**YOUR OBJECTIVE:**
Carry none of the pictures over; set down the material below exactly.

**DATA SECTION:**
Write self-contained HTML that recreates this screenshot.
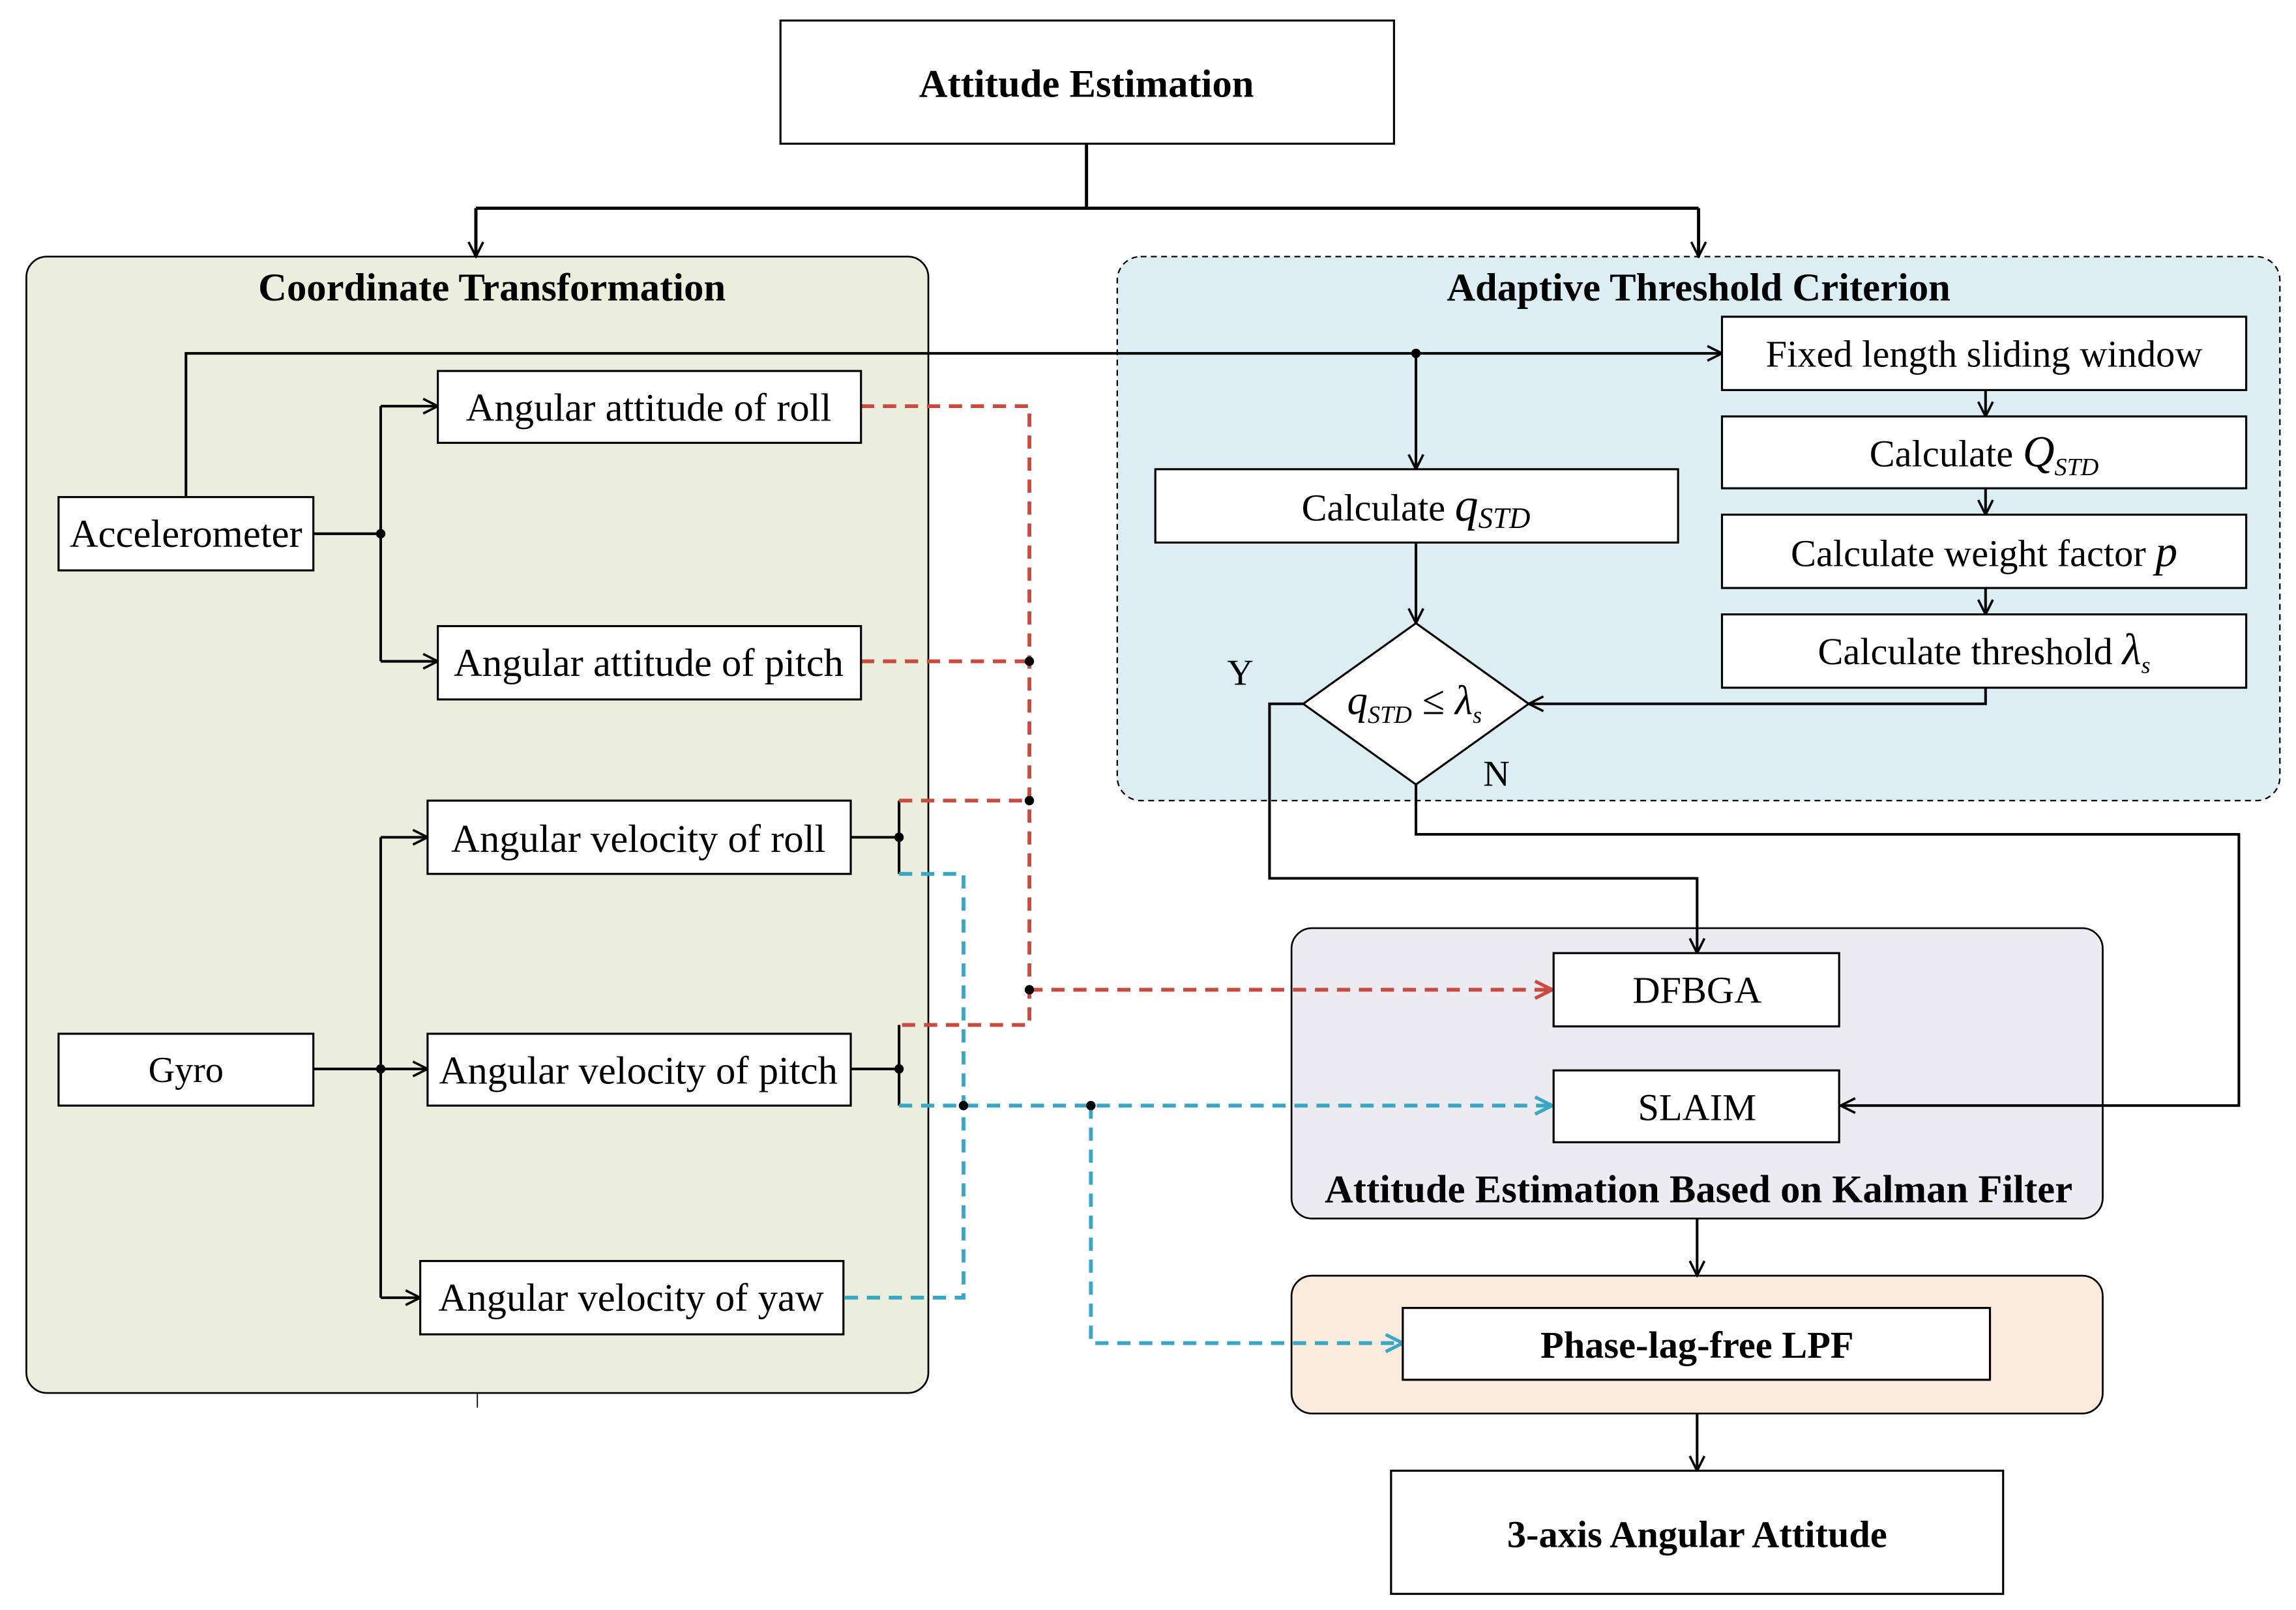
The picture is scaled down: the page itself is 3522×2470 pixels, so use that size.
<!DOCTYPE html>
<html><head><meta charset="utf-8"><style>html,body{margin:0;padding:0;background:#fff}svg{display:block}</style></head><body>
<svg width="3522" height="2470" viewBox="0 0 1568 1098" preserveAspectRatio="none" xmlns="http://www.w3.org/2000/svg" font-family="'Liberation Serif',serif">
<defs>
<marker id="a" viewBox="0 0 12 12" refX="11" refY="6" markerWidth="12" markerHeight="12" markerUnits="userSpaceOnUse" orient="auto"><path d="M1,1 L11,6 L1,11" fill="none" stroke="#000" stroke-width="1.6"/></marker>
<marker id="r" viewBox="0 0 12 12" refX="11" refY="6" markerWidth="14" markerHeight="14" markerUnits="userSpaceOnUse" orient="auto"><path d="M1,1 L11,6 L1,11" fill="none" stroke="#c94a3e" stroke-width="2"/></marker>
<marker id="b" viewBox="0 0 12 12" refX="11" refY="6" markerWidth="14" markerHeight="14" markerUnits="userSpaceOnUse" orient="auto"><path d="M1,1 L11,6 L1,11" fill="none" stroke="#3aa6c6" stroke-width="2"/></marker>
</defs>
<rect x="18" y="175" width="616" height="775" rx="14" fill="#ebeedd" stroke="#000" stroke-width="1.2"/>
<line x1="326" y1="950" x2="326" y2="960" stroke="#000" stroke-width="0.8"/>
<rect x="763" y="175" width="794" height="371" rx="16" fill="#dcedf3" stroke="#000" stroke-width="1" stroke-dasharray="4,3"/>
<rect x="882" y="633" width="554" height="198" rx="14" fill="#ecebf2" stroke="#000" stroke-width="1.2"/>
<rect x="882" y="870" width="554" height="94" rx="14" fill="#fbebdd" stroke="#000" stroke-width="1.2"/>
<g font-weight="bold" font-size="27" text-anchor="middle">
<text x="336" y="205">Coordinate Transformation</text>
<text x="1160" y="205">Adaptive Threshold Criterion</text>
<text x="1160" y="820">Attitude Estimation Based on Kalman Filter</text>
</g>
<g stroke="#000" stroke-width="2.2" fill="none">
<path d="M742,98 V142 M325,142 H1160"/>
<path d="M325,142 V175" marker-end="url(#a)"/>
<path d="M1160,142 V175" marker-end="url(#a)"/>
</g>
<g stroke="#000" stroke-width="1.8" fill="none">
<path d="M127,339 V241 H1176" marker-end="url(#a)"/>
<path d="M967,241 V320" marker-end="url(#a)"/>
<path d="M214,364 H260 M260,277 V451"/>
<path d="M260,277 H299" marker-end="url(#a)"/>
<path d="M260,451 H299" marker-end="url(#a)"/>
<path d="M214,729 H260 M260,571 V885"/>
<path d="M260,571 H292" marker-end="url(#a)"/>
<path d="M260,729 H292" marker-end="url(#a)"/>
<path d="M260,885 H287" marker-end="url(#a)"/>
<path d="M581,571 H614 M614,546 V596 M581,729 H614 M614,699 V754"/>
<path d="M967,370 V425" marker-end="url(#a)"/>
<path d="M1356,266 V284" marker-end="url(#a)"/>
<path d="M1356,333 V351" marker-end="url(#a)"/>
<path d="M1356,401 V419" marker-end="url(#a)"/>
<path d="M1356,469 V480 H1044" marker-end="url(#a)"/>
<path d="M890,480 H867 V599 H1159 V650" marker-end="url(#a)"/>
<path d="M967,535 V569 H1529 V754 H1257" marker-end="url(#a)"/>
<path d="M1159,831 V870" marker-end="url(#a)"/>
<path d="M1159,964 V1003" marker-end="url(#a)"/>
</g>
<g stroke="#c94a3e" stroke-width="2.6" fill="none" stroke-dasharray="9,6">
<path d="M588,277 H703 V699 H614"/>
<path d="M588,451 H703 M614,546 H703"/>
<path d="M703,675 H1060" marker-end="url(#r)"/>
</g>
<g stroke="#3aa6c6" stroke-width="2.6" fill="none" stroke-dasharray="9,6">
<path d="M614,596 H658 V885 H576"/>
<path d="M614,754 H1060" marker-end="url(#b)"/>
<path d="M745,754 V916 H958" marker-end="url(#b)"/>
</g>
<g fill="#000">
<circle cx="260" cy="364" r="3.2"/><circle cx="260" cy="729" r="3.2"/><circle cx="967" cy="241" r="3.2"/>
<circle cx="614" cy="571" r="3.2"/><circle cx="614" cy="729" r="3.2"/>
<circle cx="703" cy="451" r="3.2"/><circle cx="703" cy="546" r="3.2"/><circle cx="703" cy="675" r="3.2"/>
<circle cx="658" cy="754" r="3.2"/><circle cx="745" cy="754" r="3.2"/>
</g>
<g fill="#fff" stroke="#000" stroke-width="1.4">
<rect x="533" y="14" width="419" height="84"/>
<rect x="40" y="339" width="174" height="50"/>
<rect x="40" y="705" width="174" height="49"/>
<rect x="299" y="253" width="289" height="49"/>
<rect x="299" y="427" width="289" height="50"/>
<rect x="292" y="546" width="289" height="50"/>
<rect x="292" y="705" width="289" height="49"/>
<rect x="287" y="860" width="289" height="50"/>
<rect x="789" y="320" width="357" height="50"/>
<rect x="1176" y="216" width="358" height="50"/>
<rect x="1176" y="284" width="358" height="49"/>
<rect x="1176" y="351" width="358" height="50"/>
<rect x="1176" y="419" width="358" height="50"/>
<path d="M967,425 L1044,480 L967,535 L890,480 Z"/>
<rect x="1061" y="650" width="195" height="50"/>
<rect x="1061" y="730" width="195" height="49"/>
<rect x="958" y="892" width="401" height="49"/>
<rect x="950" y="1003" width="418" height="84"/>
</g>
<g font-size="27" text-anchor="middle">
<text x="742" y="66" font-weight="bold">Attitude Estimation</text>
<text x="127" y="373">Accelerometer</text>
<text x="127" y="738" font-size="25">Gyro</text>
<text x="443" y="287">Angular attitude of roll</text>
<text x="443" y="461">Angular attitude of pitch</text>
<text x="436" y="581">Angular velocity of roll</text>
<text x="436" y="739">Angular velocity of pitch</text>
<text x="431" y="894">Angular velocity of yaw</text>
<text x="1355" y="250" font-size="26">Fixed length sliding window</text>
<text x="1355" y="318" font-size="26">Calculate <tspan font-style="italic" font-size="30">Q</tspan><tspan font-style="italic" font-size="17" dy="6">STD</tspan></text>
<text x="1355" y="386" font-size="26">Calculate weight factor  <tspan font-style="italic" font-size="30">p</tspan></text>
<text x="1355" y="453" font-size="26">Calculate threshold  <tspan font-style="italic" font-size="30">λ</tspan><tspan font-style="italic" font-size="16" dy="6">s</tspan></text>
<text x="967" y="355" font-size="26">Calculate <tspan font-style="italic" font-size="32">q</tspan><tspan font-style="italic" font-size="20" dy="5">STD</tspan></text>
<text x="966" y="487" font-size="28"><tspan font-style="italic">q</tspan><tspan font-style="italic" font-size="17" dy="6">STD</tspan><tspan dy="-6"> ≤ </tspan><tspan font-style="italic">λ</tspan><tspan font-style="italic" font-size="16" dy="6">s</tspan></text>
<text x="847" y="467" font-size="25">Y</text>
<text x="1022" y="536" font-size="25">N</text>
<text x="1159" y="684" font-size="26">DFBGA</text>
<text x="1159" y="764" font-size="26">SLAIM</text>
<text x="1159" y="926" font-weight="bold" font-size="26">Phase-lag-free LPF</text>
<text x="1159" y="1055" font-weight="bold" font-size="26">3-axis Angular Attitude</text>
</g>
</svg>
</body></html>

**THE COMPLETED TASK:**
Write self-contained HTML that recreates this screenshot.
The picture is scaled down: the page itself is 3522×2470 pixels, so use that size.
<!DOCTYPE html>
<html><head><meta charset="utf-8"><style>html,body{margin:0;padding:0;background:#fff}svg{display:block}</style></head><body>
<svg width="3522" height="2470" viewBox="0 0 1568 1098" preserveAspectRatio="none" xmlns="http://www.w3.org/2000/svg" font-family="'Liberation Serif',serif">
<defs>
<marker id="a" viewBox="0 0 12 12" refX="11" refY="6" markerWidth="12" markerHeight="12" markerUnits="userSpaceOnUse" orient="auto"><path d="M1,1 L11,6 L1,11" fill="none" stroke="#000" stroke-width="1.6"/></marker>
<marker id="r" viewBox="0 0 12 12" refX="11" refY="6" markerWidth="14" markerHeight="14" markerUnits="userSpaceOnUse" orient="auto"><path d="M1,1 L11,6 L1,11" fill="none" stroke="#c94a3e" stroke-width="2"/></marker>
<marker id="b" viewBox="0 0 12 12" refX="11" refY="6" markerWidth="14" markerHeight="14" markerUnits="userSpaceOnUse" orient="auto"><path d="M1,1 L11,6 L1,11" fill="none" stroke="#3aa6c6" stroke-width="2"/></marker>
</defs>
<rect x="18" y="175" width="616" height="775" rx="14" fill="#ebeedd" stroke="#000" stroke-width="1.2"/>
<line x1="326" y1="950" x2="326" y2="960" stroke="#000" stroke-width="0.8"/>
<rect x="763" y="175" width="794" height="371" rx="16" fill="#dcedf3" stroke="#000" stroke-width="1" stroke-dasharray="4,3"/>
<rect x="882" y="633" width="554" height="198" rx="14" fill="#ecebf2" stroke="#000" stroke-width="1.2"/>
<rect x="882" y="870" width="554" height="94" rx="14" fill="#fbebdd" stroke="#000" stroke-width="1.2"/>
<g font-weight="bold" font-size="27" text-anchor="middle">
<text x="336" y="205">Coordinate Transformation</text>
<text x="1160" y="205">Adaptive Threshold Criterion</text>
<text x="1160" y="820">Attitude Estimation Based on Kalman Filter</text>
</g>
<g stroke="#000" stroke-width="2.2" fill="none">
<path d="M742,98 V142 M325,142 H1160"/>
<path d="M325,142 V175" marker-end="url(#a)"/>
<path d="M1160,142 V175" marker-end="url(#a)"/>
</g>
<g stroke="#000" stroke-width="1.8" fill="none">
<path d="M127,339 V241 H1176" marker-end="url(#a)"/>
<path d="M967,241 V320" marker-end="url(#a)"/>
<path d="M214,364 H260 M260,277 V451"/>
<path d="M260,277 H299" marker-end="url(#a)"/>
<path d="M260,451 H299" marker-end="url(#a)"/>
<path d="M214,729 H260 M260,571 V885"/>
<path d="M260,571 H292" marker-end="url(#a)"/>
<path d="M260,729 H292" marker-end="url(#a)"/>
<path d="M260,885 H287" marker-end="url(#a)"/>
<path d="M581,571 H614 M614,546 V596 M581,729 H614 M614,699 V754"/>
<path d="M967,370 V425" marker-end="url(#a)"/>
<path d="M1356,266 V284" marker-end="url(#a)"/>
<path d="M1356,333 V351" marker-end="url(#a)"/>
<path d="M1356,401 V419" marker-end="url(#a)"/>
<path d="M1356,469 V480 H1044" marker-end="url(#a)"/>
<path d="M890,480 H867 V599 H1159 V650" marker-end="url(#a)"/>
<path d="M967,535 V569 H1529 V754 H1257" marker-end="url(#a)"/>
<path d="M1159,831 V870" marker-end="url(#a)"/>
<path d="M1159,964 V1003" marker-end="url(#a)"/>
</g>
<g stroke="#c94a3e" stroke-width="2.6" fill="none" stroke-dasharray="9,6">
<path d="M588,277 H703 V699 H614"/>
<path d="M588,451 H703 M614,546 H703"/>
<path d="M703,675 H1060" marker-end="url(#r)"/>
</g>
<g stroke="#3aa6c6" stroke-width="2.6" fill="none" stroke-dasharray="9,6">
<path d="M614,596 H658 V885 H576"/>
<path d="M614,754 H1060" marker-end="url(#b)"/>
<path d="M745,754 V916 H958" marker-end="url(#b)"/>
</g>
<g fill="#000">
<circle cx="260" cy="364" r="3.2"/><circle cx="260" cy="729" r="3.2"/><circle cx="967" cy="241" r="3.2"/>
<circle cx="614" cy="571" r="3.2"/><circle cx="614" cy="729" r="3.2"/>
<circle cx="703" cy="451" r="3.2"/><circle cx="703" cy="546" r="3.2"/><circle cx="703" cy="675" r="3.2"/>
<circle cx="658" cy="754" r="3.2"/><circle cx="745" cy="754" r="3.2"/>
</g>
<g fill="#fff" stroke="#000" stroke-width="1.4">
<rect x="533" y="14" width="419" height="84"/>
<rect x="40" y="339" width="174" height="50"/>
<rect x="40" y="705" width="174" height="49"/>
<rect x="299" y="253" width="289" height="49"/>
<rect x="299" y="427" width="289" height="50"/>
<rect x="292" y="546" width="289" height="50"/>
<rect x="292" y="705" width="289" height="49"/>
<rect x="287" y="860" width="289" height="50"/>
<rect x="789" y="320" width="357" height="50"/>
<rect x="1176" y="216" width="358" height="50"/>
<rect x="1176" y="284" width="358" height="49"/>
<rect x="1176" y="351" width="358" height="50"/>
<rect x="1176" y="419" width="358" height="50"/>
<path d="M967,425 L1044,480 L967,535 L890,480 Z"/>
<rect x="1061" y="650" width="195" height="50"/>
<rect x="1061" y="730" width="195" height="49"/>
<rect x="958" y="892" width="401" height="49"/>
<rect x="950" y="1003" width="418" height="84"/>
</g>
<g font-size="27" text-anchor="middle">
<text x="742" y="66" font-weight="bold">Attitude Estimation</text>
<text x="127" y="373">Accelerometer</text>
<text x="127" y="738" font-size="25">Gyro</text>
<text x="443" y="287">Angular attitude of roll</text>
<text x="443" y="461">Angular attitude of pitch</text>
<text x="436" y="581">Angular velocity of roll</text>
<text x="436" y="739">Angular velocity of pitch</text>
<text x="431" y="894">Angular velocity of yaw</text>
<text x="1355" y="250" font-size="26">Fixed length sliding window</text>
<text x="1355" y="318" font-size="26">Calculate <tspan font-style="italic" font-size="30">Q</tspan><tspan font-style="italic" font-size="17" dy="6">STD</tspan></text>
<text x="1355" y="386" font-size="26">Calculate weight factor  <tspan font-style="italic" font-size="30">p</tspan></text>
<text x="1355" y="453" font-size="26">Calculate threshold  <tspan font-style="italic" font-size="30">λ</tspan><tspan font-style="italic" font-size="16" dy="6">s</tspan></text>
<text x="967" y="355" font-size="26">Calculate <tspan font-style="italic" font-size="32">q</tspan><tspan font-style="italic" font-size="20" dy="5">STD</tspan></text>
<text x="966" y="487" font-size="28"><tspan font-style="italic">q</tspan><tspan font-style="italic" font-size="17" dy="6">STD</tspan><tspan dy="-6"> ≤ </tspan><tspan font-style="italic">λ</tspan><tspan font-style="italic" font-size="16" dy="6">s</tspan></text>
<text x="847" y="467" font-size="25">Y</text>
<text x="1022" y="536" font-size="25">N</text>
<text x="1159" y="684" font-size="26">DFBGA</text>
<text x="1159" y="764" font-size="26">SLAIM</text>
<text x="1159" y="926" font-weight="bold" font-size="26">Phase-lag-free LPF</text>
<text x="1159" y="1055" font-weight="bold" font-size="26">3-axis Angular Attitude</text>
</g>
</svg>
</body></html>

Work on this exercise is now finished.